There is much more to the plot than this, and various back stories that never quite come together and have the significance I was expecting them to. Elsie and her brother own a match factory, for example, and I was waiting for there to be a connection between the wood and sawdust of the factory and the wood and sawdust of The Bridge, but nothing comes of this. There are also vague murmurings of childhood abuse which again don’t really come to very much – there is a thread of women being dominated and abused by men, but it rumbles along under the surface with such a whimper that I didn’t really see the point in it having been included at all. I did see the ending coming, and it didn’t pack the punch I think the author intended because of it, but it was still quite an interesting twist. Nonetheless there were a lot of unanswered questions and unresolved plot threads, and I didn’t find it half as chilling and creepy as I wanted to, largely because I found the concept of moving wooden figures terrifying people faintly ridiculous.
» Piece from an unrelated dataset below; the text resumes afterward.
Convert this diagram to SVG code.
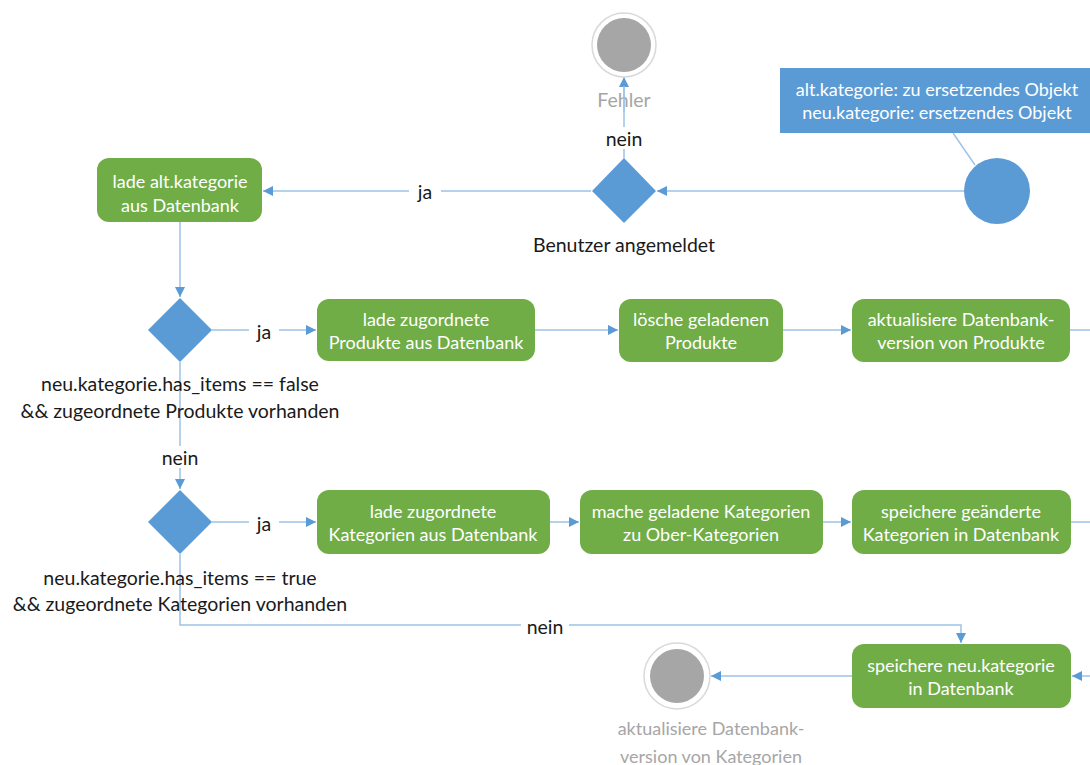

I mean, quite frankly, you’d just leave the house, surely, if you were finding weird moving-eyed figurines jumping on you around every corner?! The plot hinged around people behaving in unrealistic ways and in objects that were hundreds of years old still happening to be conveniently lying around in obvious places, so after a while I was reading just to get to the end, but I was sufficiently intrigued and entertained to want to get there. It’s not a great example of literature – the poor attempt at nineteenth century and seventeenth prose did grate rather – and is certainly not of the standard of the likes of Sarah Waters, who handles this sort of thing with such skill and eloquence – but it’s the kind of undemanding book that is actually perfect for book clubs where you’ve got a range of people with different tastes – it’s good fun, filled with plenty of action, and has plenty of plot points to pull apart in discussion. And according to the amazon reviews, loads of people loved it and were terrified by it, so maybe it was just me who found it a bit of a damp squib! I’d love to hear if anyone else has read it!